Clearwater Christian College
- Motto: Animos et spirito parati
- Motto in English: Prepared in mind and soul
- Type: Private
- Established: 1966
- Affiliations: NCCAA
- Endowment: $389,000
- President: Jack Klem
- Founder: Arthur E. Steele
- Location: Clearwater, Florida, United States 27°57′50″N 82°41′49″W﻿ / ﻿27.964°N 82.697°W
- Colors: Maroon and Silver
- Mascot: Cougar
- Website: www.clearwater.edu

= Clearwater Christian College =

Christian college in Clearwater, Florida (1966–2015)

Clearwater Christian College (CCC) was a non-denominational Christian college in Clearwater, Florida, United States, from 1966 until 2015.

==History==
In July 1965, Arthur E. Steele went to Florida looking for a place to found a Christian college, as a reaction to what the founders saw as trends in evangelical colleges away from biblical standards of morality. The school would emphasize doctrine and personal soul-winning, and was a reaction against the ecumenical movement, new evangelicalism, and ecumenical evangelism. Jack Murray supported the founding as chairman of the Advisory Council. These two founders were both graduates of Faith Theological Seminary, and had each served as a president of Shelton College. Steele chose to found the college in Clearwater, and soon acquired 50 acre waterfront at the eastern entrance of Clearwater. On September 17, 1966, the college officially opened with 15 students enrolled.

Clearwater Christian College received full accreditation from the Southern Association of Colleges and Schools in December 1984 and in 1998 gained reaffirmation for accreditation.
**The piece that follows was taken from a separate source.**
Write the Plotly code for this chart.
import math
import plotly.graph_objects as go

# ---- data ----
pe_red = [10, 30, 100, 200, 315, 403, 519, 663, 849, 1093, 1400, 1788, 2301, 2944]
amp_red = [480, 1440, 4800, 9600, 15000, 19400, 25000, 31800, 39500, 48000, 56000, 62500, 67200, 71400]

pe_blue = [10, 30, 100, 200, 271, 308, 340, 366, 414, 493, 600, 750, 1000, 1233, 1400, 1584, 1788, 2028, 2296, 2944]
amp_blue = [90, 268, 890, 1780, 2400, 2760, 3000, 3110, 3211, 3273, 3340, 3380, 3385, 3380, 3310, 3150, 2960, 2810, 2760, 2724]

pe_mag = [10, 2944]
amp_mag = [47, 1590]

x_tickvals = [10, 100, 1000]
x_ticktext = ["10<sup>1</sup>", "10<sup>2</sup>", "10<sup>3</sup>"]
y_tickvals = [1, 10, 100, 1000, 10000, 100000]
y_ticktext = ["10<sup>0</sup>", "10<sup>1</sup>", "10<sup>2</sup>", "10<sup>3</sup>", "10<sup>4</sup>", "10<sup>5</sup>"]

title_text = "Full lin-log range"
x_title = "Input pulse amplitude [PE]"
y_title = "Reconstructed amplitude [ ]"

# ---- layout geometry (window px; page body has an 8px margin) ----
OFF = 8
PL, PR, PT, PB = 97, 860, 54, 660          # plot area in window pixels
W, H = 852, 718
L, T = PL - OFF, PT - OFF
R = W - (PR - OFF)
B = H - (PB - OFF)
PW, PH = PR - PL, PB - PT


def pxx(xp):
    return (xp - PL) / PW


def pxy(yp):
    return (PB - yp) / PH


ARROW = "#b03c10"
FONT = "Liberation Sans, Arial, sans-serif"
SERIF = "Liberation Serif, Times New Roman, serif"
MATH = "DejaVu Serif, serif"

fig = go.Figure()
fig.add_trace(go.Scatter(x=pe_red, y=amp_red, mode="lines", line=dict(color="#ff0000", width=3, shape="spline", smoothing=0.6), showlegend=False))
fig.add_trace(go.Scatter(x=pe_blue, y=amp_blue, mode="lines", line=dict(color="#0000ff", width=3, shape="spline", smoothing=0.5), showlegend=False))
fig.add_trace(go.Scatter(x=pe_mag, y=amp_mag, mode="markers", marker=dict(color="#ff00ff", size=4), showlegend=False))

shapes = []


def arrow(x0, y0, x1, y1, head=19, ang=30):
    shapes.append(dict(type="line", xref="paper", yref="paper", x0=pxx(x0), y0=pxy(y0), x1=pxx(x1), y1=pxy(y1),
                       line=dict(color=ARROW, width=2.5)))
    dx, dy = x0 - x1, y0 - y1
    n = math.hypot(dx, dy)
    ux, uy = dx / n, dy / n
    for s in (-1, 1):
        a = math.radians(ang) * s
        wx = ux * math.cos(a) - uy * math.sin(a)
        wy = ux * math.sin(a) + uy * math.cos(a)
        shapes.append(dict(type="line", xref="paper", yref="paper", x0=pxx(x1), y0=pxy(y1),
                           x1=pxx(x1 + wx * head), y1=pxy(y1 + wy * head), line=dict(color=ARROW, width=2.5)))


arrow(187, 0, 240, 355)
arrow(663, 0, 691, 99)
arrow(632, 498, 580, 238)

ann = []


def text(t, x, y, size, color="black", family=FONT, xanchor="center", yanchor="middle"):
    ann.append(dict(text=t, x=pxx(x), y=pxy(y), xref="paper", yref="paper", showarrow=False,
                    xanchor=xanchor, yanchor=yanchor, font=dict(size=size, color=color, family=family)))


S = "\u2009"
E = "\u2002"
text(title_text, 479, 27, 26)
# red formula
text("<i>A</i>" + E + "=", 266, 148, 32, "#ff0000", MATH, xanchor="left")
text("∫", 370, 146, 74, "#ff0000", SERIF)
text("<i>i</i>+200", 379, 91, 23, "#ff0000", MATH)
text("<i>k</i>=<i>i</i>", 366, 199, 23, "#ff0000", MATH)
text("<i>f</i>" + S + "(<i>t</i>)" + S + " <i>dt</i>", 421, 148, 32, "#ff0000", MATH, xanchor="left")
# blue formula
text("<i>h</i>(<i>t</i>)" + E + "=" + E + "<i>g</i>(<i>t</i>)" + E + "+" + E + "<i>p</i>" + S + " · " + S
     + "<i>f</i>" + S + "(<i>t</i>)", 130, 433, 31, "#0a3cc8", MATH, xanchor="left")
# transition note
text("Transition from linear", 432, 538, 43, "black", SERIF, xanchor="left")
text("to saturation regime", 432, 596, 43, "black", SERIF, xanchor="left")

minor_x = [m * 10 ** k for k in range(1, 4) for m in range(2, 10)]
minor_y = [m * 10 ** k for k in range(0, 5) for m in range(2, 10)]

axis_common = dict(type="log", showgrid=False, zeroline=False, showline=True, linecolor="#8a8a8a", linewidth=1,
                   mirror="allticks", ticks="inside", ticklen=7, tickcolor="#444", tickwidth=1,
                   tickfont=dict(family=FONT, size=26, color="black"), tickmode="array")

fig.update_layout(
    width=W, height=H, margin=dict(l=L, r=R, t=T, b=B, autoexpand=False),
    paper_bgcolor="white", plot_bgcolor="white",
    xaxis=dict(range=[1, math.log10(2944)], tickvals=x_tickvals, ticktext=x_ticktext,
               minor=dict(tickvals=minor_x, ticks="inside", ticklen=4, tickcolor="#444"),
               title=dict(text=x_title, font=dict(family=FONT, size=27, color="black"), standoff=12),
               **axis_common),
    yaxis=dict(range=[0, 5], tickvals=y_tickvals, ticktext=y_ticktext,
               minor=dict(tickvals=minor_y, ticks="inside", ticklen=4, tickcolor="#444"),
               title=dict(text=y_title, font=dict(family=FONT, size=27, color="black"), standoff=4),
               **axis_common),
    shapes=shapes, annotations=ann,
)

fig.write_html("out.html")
In January 1987, the Board of Directors named George D. Youstra to succeed Steele as president. In the following years, enrollment tripled, new buildings were added, 89 additional acres of property were acquired, and new programs were offered.
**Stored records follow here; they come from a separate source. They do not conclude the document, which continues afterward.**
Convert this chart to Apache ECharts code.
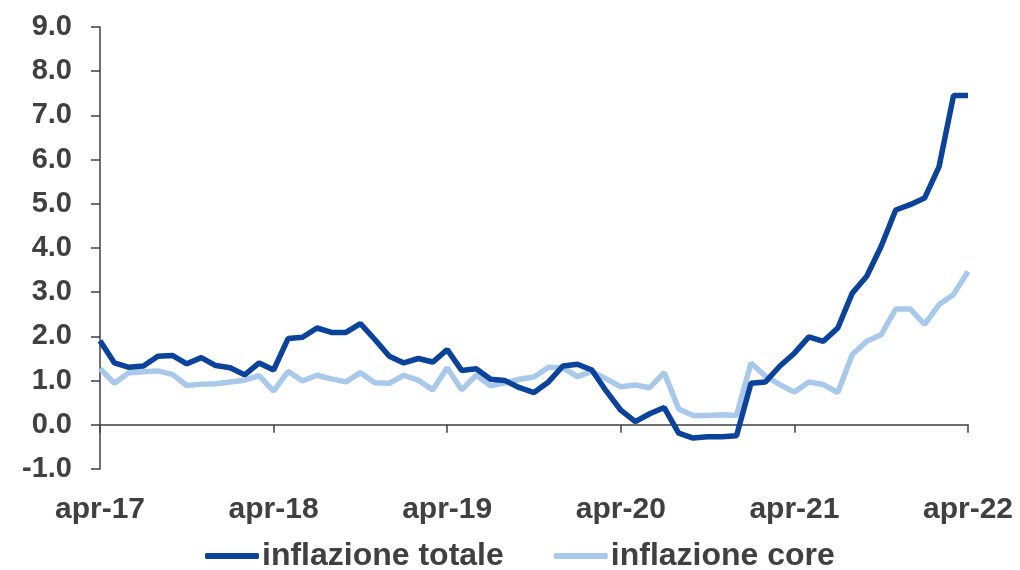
<!DOCTYPE html>
<html>
<head>
<meta charset="utf-8">
<script src="https://cdn.jsdelivr.net/npm/echarts@6/dist/echarts.min.js"></script>
<style>
html,body{margin:0;padding:0;background:#fff;}
#chart{width:1020px;height:570px;}
</style>
</head>
<body>
<div id="chart"></div>
<script>
const monthNames = ["gen","feb","mar","apr","mag","giu","lug","ago","set","ott","nov","dic"];
const startYear = 2017, startMonth = 3, nMonths = 61;
const categories = [];
for (let i = 0; i < nMonths; i++) {
  const m = (startMonth + i) % 12;
  const y = startYear + Math.floor((startMonth + i) / 12);
  categories.push(monthNames[m] + "-" + String(y).slice(2));
}
const seriesNames = ["inflazione totale", "inflazione core"];
const totale = [1.9,1.4,1.3,1.33,1.55,1.57,1.38,1.52,1.34,1.29,1.13,1.4,1.24,1.95,1.98,2.19,2.09,2.09,2.29,1.93,1.55,
  1.4,1.5,1.42,1.7,1.23,1.27,1.03,1.0,0.84,0.73,0.97,1.33,1.37,1.24,0.76,0.33,0.07,0.25,0.39,-0.19,
  -0.3,-0.27,-0.27,-0.25,0.94,0.97,1.33,1.62,1.99,1.89,2.19,2.98,3.36,4.04,4.86,4.98,5.13,5.84,7.45,7.45];
const core = [1.27,0.94,1.18,1.2,1.22,1.14,0.89,0.92,0.93,0.97,1.01,1.11,0.76,1.21,0.99,1.12,1.04,0.97,1.18,0.95,
  0.94,1.12,1.01,0.79,1.29,0.79,1.12,0.88,0.95,1.03,1.08,1.3,1.29,1.09,1.21,1.04,0.86,0.9,0.84,1.18,
  0.36,0.21,0.21,0.23,0.21,1.4,1.1,0.91,0.74,0.97,0.91,0.73,1.59,1.89,2.04,2.62,2.62,2.27,2.72,2.95,3.47];
const yMin = -1, yMax = 9, yStep = 1;

const textColor = "#404040";
const fontFam = "'Liberation Sans', Arial, sans-serif";
const chart = echarts.init(document.getElementById('chart'), null, {renderer: 'canvas'});
chart.setOption({
  animation: false,
  backgroundColor: "#ffffff",
  grid: {left: 100, right: 52, top: 27, bottom: 101, containLabel: false},
  legend: {
    bottom: -7,
    left: 200,
    data: seriesNames,
    itemWidth: 54,
    itemHeight: 6,
    itemGap: 50,
    icon: 'roundRect',
    textStyle: {color: textColor, fontSize: 32, fontWeight: 'bold', fontFamily: fontFam, padding: [0,0,0,-2]}
  },
  xAxis: [{
    type: 'category',
    data: categories,
    boundaryGap: false,
    position: 'bottom',
    axisLine: {onZero: true, lineStyle: {color: textColor, width: 1.5}},
    axisTick: {show: true, interval: 11, length: 8, lineStyle: {color: textColor, width: 1.5}},
    axisLabel: {show: false},
    splitLine: {show: false}
  }, {
    type: 'category',
    data: categories,
    boundaryGap: false,
    position: 'bottom',
    axisLine: {show: false, onZero: false},
    axisTick: {show: false},
    axisLabel: {show: true, interval: 11, margin: 26, color: textColor, fontSize: 30, fontWeight: 'bold', fontFamily: fontFam},
    splitLine: {show: false}
  }],
  yAxis: {
    type: 'value',
    min: yMin, max: yMax, interval: yStep,
    axisLine: {show: true, lineStyle: {color: textColor, width: 1.5}},
    axisTick: {show: true, length: 9, lineStyle: {color: textColor, width: 1.5}},
    axisLabel: {margin: 28, color: textColor, fontSize: 29, fontWeight: 'bold', fontFamily: fontFam,
      formatter: v => v.toFixed(1)},
    splitLine: {show: false}
  },
  series: [{
    name: seriesNames[0], type: 'line', data: totale, xAxisIndex: 0,
    showSymbol: false, symbol: 'none',
    lineStyle: {color: "#0B429A", width: 5.5},
    itemStyle: {color: "#0B429A"},
    z: 3
  }, {
    name: seriesNames[1], type: 'line', data: core, xAxisIndex: 0,
    showSymbol: false, symbol: 'none',
    lineStyle: {color: "#A8C9EA", width: 5.5},
    itemStyle: {color: "#A8C9EA"},
    z: 2
  }]
});
</script>
</body>
</html>
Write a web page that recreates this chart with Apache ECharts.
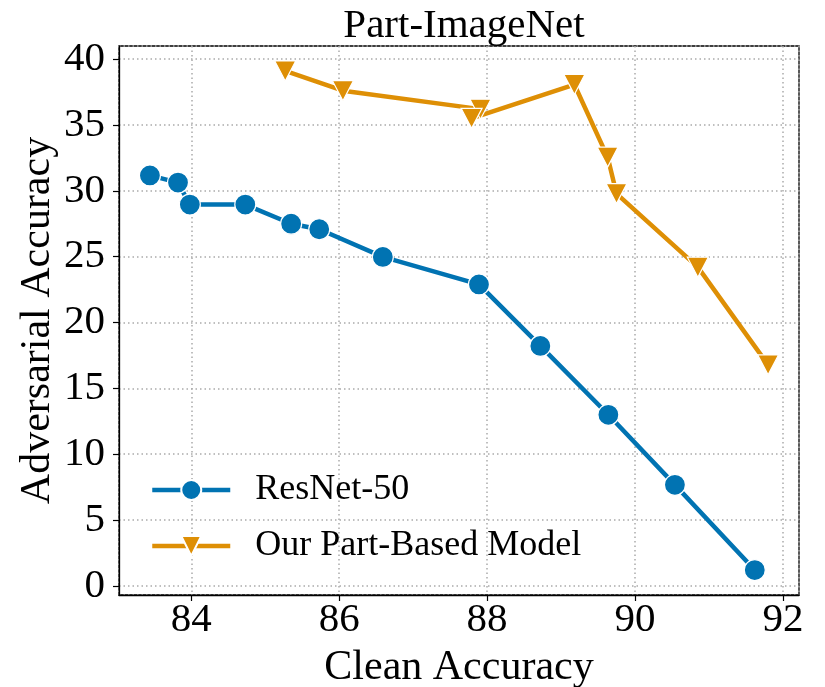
<!DOCTYPE html>
<html>
<head>
<meta charset="utf-8">
<script src="https://cdn.jsdelivr.net/npm/echarts@6/dist/echarts.min.js"></script>
<style>html,body{margin:0;padding:0;background:#fff;}#c{width:825px;height:687px;}</style>
</head>
<body>
<div id="c"></div>
<script>
const title = 'Part-ImageNet';
const xName = 'Clean Accuracy';
const yName = 'Adversarial Accuracy';
const resnetName = 'ResNet-50';
const resnetX = [83.44, 83.82, 83.98, 84.73, 85.35, 85.73, 86.59, 87.89, 88.72, 89.64, 90.54, 91.62];
const resnetY = [31.17, 30.62, 28.95, 28.95, 27.5, 27.08, 24.98, 22.89, 18.22, 12.99, 7.67, 1.2];
const partName = 'Our Part-Based Model';
const partX = [85.27, 86.05, 87.91, 87.79, 89.18, 89.63, 89.75, 90.85, 91.80];
const partY = [39.1, 37.6, 36.2, 35.5, 38.07, 32.56, 29.79, 24.2, 16.78];

const FONT = '"Liberation Serif", "DejaVu Serif", serif';
const pairs = (xs, ys) => xs.map((x, i) => [x, ys[i]]);

const chart = echarts.init(document.getElementById('c'));
chart.setOption({
  animation: false,
  backgroundColor: '#ffffff',
  title: {
    text: title, left: 459, textAlign: 'center', top: 1,
    textStyle: { fontFamily: FONT, fontSize: 41, fontWeight: 'normal', color: '#000' }
  },
  grid: { left: 119, right: 26, top: 46, bottom: 92, show: true, borderColor: '#000', borderWidth: 1.3, backgroundColor: 'transparent', containLabel: false, outerBoundsMode: 'none' },
  legend: {
    left: 150, top: 472, orient: 'vertical', padding: 0,
    itemWidth: 78, itemHeight: 25, itemGap: 20,
    lineStyle: { width: 4.5 },
    textStyle: { fontFamily: FONT, fontSize: 36, color: '#000', padding: [0, 0, 0, 20] },
    data: [resnetName, partName]
  },
  xAxis: {
    type: 'value', min: 83.022, max: 92.218, minInterval: 2, maxInterval: 2,
    name: xName, nameLocation: 'middle', nameGap: 52, nameMoveOverlap: false,
    nameTextStyle: { fontFamily: FONT, fontSize: 42, color: '#000' },
    axisLine: { show: true, onZero: false, lineStyle: { color: '#000', width: 1.3 } },
    axisTick: { show: true, inside: false, length: 6, lineStyle: { color: '#000', width: 1.2 } },
    axisLabel: { showMinLabel: false, showMaxLabel: false, margin: 5, fontFamily: FONT, fontSize: 41, color: '#000' },
    splitLine: { show: true, lineStyle: { color: '#aaaaaa', width: 1.5, type: [1.5, 3] } }
  },
  yAxis: {
    type: 'value', min: -0.695, max: 40.995, minInterval: 5, maxInterval: 5,
    name: yName, nameLocation: 'middle', nameGap: 60, nameMoveOverlap: false,
    nameTextStyle: { fontFamily: FONT, fontSize: 42, color: '#000' },
    axisLine: { show: true, onZero: false, lineStyle: { color: '#000', width: 1.3 } },
    axisTick: { show: true, inside: false, length: 6, lineStyle: { color: '#000', width: 1.2 } },
    axisLabel: { showMinLabel: false, showMaxLabel: false, margin: 14, fontFamily: FONT, fontSize: 41, color: '#000' },
    splitLine: { show: true, lineStyle: { color: '#aaaaaa', width: 1.5, type: [1.5, 3] } }
  },
  series: [
    {
      name: resnetName, type: 'line', data: pairs(resnetX, resnetY),
      symbol: 'circle', symbolSize: 21,
      lineStyle: { color: '#0173b2', width: 4.5 },
      itemStyle: { color: '#0173b2', borderColor: '#ffffff', borderWidth: 1.2 },
      z: 3
    },
    {
      name: partName, type: 'line', data: pairs(partX, partY),
      symbol: 'triangle', symbolSize: [21, 20], symbolRotate: 180,
      lineStyle: { color: '#de8f05', width: 4.5 },
      itemStyle: { color: '#de8f05', borderColor: '#ffffff', borderWidth: 1.2 },
      z: 3
    }
  ]
});
</script>
</body>
</html>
In May 2002, Richard A. Stratton assumed the presidency.

In the summer of 2008, the College began its first graduate program in the area of Educational Leadership, and the Florida Department of Education granted full approval for Elementary Education graduates to be certified with a reading endorsement.
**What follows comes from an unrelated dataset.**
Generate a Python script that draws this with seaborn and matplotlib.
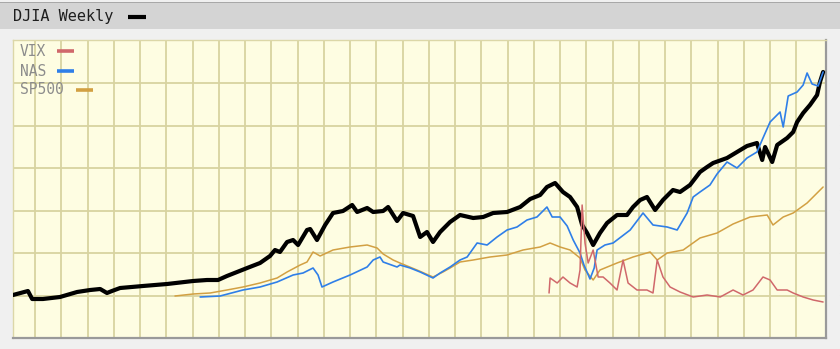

On May 7, 2012, John F. Klem became the fifth president of Clearwater Christian College. However, the economic downturn across America caused student enrollment to drop significantly.

On June 5, 2015, the board of directors of the College announced the closure of Clearwater Christian College effective immediately, citing "ongoing struggles with maintaining enrollment, rising costs, and challenging development efforts" as reasons for the decision.

==Academics==
CCC was known as a Christ-centered liberal arts college with a general education curriculum in the arts and sciences plus an embedded Bible minor for all students.

Clearwater Christian College had an agreement with the nearby University of South Florida (USF) to offer its students ROTC programs in Army, Navy, Air Force, and Marines.

===Study abroad===
In the final years of operation, the college offered study abroad trips for college credit during spring break and summer break to Austria, Costa Rica, England, France, Greece, Ireland, Israel, Italy, Scotland, and Wales. As a faith-based institution committed to serving God, CCC sponsored missions trips to international locations. Faculty, staff, and students ministered across the globe in Argentina, Brazil, China, Jamaica, Mexico, the Philippines, South Africa, Turkey, and Thailand.

==Beliefs==
Clearwater Christian College was a denominationally unaffiliated Christian college; however most of their faculty, staff, and students came from various Baptist and independent Bible church backgrounds. The college's doctrinal statement focused on the historic fundamentals of Protestant Christianity.

Students were required to attend Sunday services, chapel services, and spend time in Christian service. Small group, student-led devotional times occurred twice a week for prayer and peer edification, for all resident students.

Clearwater was conservative and maintained student guidelines including a modest dress code, regulation of facial hair, limited physical contact between the sexes, and chapel attendance three times per week. Student rooms were inspected weekly for cleanliness, and a "white glove" inspection was performed once a semester.

== Athletics ==
The CCC intercollegiate athletics teams, known as the Cougars, participated in the National Christian College Athletic Association (NCCAA) Division II. The women's volleyball team won 13 national titles, including eight in a row during 2006-2013. The men's soccer team also won back-to-back national titles in 2009 and 2010. The women's soccer team won the 2012 and 2014 national title.